There is a part of the solution that looks like this:
n(m/n + ℤ) = m + ℤ = ℤ
But shouldn't it be m + nℤ?  and even if the m goes away (why is that so) isn't nℤ a different integer then ℤ so how does this show that the order is finite?  You aren't getting back to the identity, which under addition is zero.  Every solution I find has this in it but I can't find an explanation on why this is so.
 A: The notation $n(m/n+\mathbb{Z})$ does not mean you are multiplying each element of the set $m/n+\mathbb{Z}$ by $n$ to get a new set.  It means you are considering $m/n+\mathbb{Z}$ as an element of the quotient group, and adding $n$ copies of this element together (using the addition operation of the quotient group).  And in the quotient group, $(a+\mathbb{Z})+(b+\mathbb{Z})$ is defined as $(a+b)+\mathbb{Z}$: this is just the definition of addition of elements of the quotient group.  So $n(m/n+\mathbb{Z})$ is the sum $$(m/n+\mathbb{Z})+(m/n+\mathbb{Z})+\dots+(m/n+\mathbb{Z})$$ where there are $n$ terms, and by definition this sum is $$(m/n+m/n+\dots+m/n)+\mathbb{Z}=m+\mathbb{Z}=\mathbb{Z}.$$
A: This is probably too late, but to understand the answer you must understand the group operation.
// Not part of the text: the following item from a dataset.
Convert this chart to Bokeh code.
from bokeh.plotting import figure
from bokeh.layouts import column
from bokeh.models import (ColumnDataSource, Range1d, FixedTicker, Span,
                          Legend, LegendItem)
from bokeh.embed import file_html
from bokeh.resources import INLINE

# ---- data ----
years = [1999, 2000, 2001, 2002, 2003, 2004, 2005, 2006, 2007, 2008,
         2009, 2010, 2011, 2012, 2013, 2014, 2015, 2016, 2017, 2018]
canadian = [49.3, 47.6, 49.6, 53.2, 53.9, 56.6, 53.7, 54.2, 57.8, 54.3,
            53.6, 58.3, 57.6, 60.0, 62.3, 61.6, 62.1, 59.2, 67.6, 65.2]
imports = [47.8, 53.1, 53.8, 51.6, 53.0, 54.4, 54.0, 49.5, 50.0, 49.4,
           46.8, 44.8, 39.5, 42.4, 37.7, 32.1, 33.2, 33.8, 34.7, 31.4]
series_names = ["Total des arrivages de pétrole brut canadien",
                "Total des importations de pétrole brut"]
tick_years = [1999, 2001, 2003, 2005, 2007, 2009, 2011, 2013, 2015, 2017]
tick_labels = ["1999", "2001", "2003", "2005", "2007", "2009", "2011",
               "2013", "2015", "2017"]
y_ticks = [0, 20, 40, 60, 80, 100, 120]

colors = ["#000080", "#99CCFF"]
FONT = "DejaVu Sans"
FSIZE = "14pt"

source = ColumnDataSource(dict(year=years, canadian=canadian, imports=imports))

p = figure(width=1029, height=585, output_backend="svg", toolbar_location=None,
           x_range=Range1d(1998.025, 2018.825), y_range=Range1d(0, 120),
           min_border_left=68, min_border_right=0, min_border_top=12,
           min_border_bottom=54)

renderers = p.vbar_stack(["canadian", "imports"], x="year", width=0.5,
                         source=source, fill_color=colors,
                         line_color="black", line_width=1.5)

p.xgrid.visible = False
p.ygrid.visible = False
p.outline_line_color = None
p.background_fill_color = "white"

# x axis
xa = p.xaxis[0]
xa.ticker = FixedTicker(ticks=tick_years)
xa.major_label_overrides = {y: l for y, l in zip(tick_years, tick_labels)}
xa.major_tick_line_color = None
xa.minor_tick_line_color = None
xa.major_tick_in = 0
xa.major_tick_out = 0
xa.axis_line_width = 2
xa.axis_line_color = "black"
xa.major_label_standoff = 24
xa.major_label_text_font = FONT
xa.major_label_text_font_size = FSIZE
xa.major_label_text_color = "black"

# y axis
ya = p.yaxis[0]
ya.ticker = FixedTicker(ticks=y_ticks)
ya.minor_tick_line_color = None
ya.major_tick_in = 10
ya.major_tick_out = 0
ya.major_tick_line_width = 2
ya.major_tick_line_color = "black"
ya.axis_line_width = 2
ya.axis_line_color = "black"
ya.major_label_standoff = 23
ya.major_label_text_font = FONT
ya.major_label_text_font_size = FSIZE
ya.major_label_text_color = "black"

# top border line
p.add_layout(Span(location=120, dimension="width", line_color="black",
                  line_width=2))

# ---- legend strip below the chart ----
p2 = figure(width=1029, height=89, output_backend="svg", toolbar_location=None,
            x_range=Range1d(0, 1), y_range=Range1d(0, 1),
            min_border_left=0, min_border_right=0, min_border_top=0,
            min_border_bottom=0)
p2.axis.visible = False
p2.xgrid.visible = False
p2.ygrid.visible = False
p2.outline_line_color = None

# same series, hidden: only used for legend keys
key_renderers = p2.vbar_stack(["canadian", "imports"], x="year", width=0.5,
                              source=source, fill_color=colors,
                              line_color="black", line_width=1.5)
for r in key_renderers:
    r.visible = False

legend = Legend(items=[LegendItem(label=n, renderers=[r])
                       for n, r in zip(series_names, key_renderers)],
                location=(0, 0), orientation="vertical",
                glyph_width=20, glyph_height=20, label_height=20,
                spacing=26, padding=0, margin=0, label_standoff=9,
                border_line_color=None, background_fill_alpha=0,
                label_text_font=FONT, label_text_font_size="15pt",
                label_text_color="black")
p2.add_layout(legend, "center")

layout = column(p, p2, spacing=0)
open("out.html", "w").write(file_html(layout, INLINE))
Since $\mathbb{Z}$ is normal in $\mathbb{Q}$, $\mathbb{Q/Z}$ is defined as $\mathbb{Q/Z} = \{q+\mathbb{Z} : q \in \mathbb{Q} \} = \{ \frac{m}{n} +\mathbb{Z} : m,n \in \mathbb{Z}, n \neq 0 \}.$  The group operation is the defined as $(a+\mathbb{Z}) + (b+\mathbb{Z})=(a+b) + \mathbb{Z}$  where $a,b \in \mathbb{Q}.$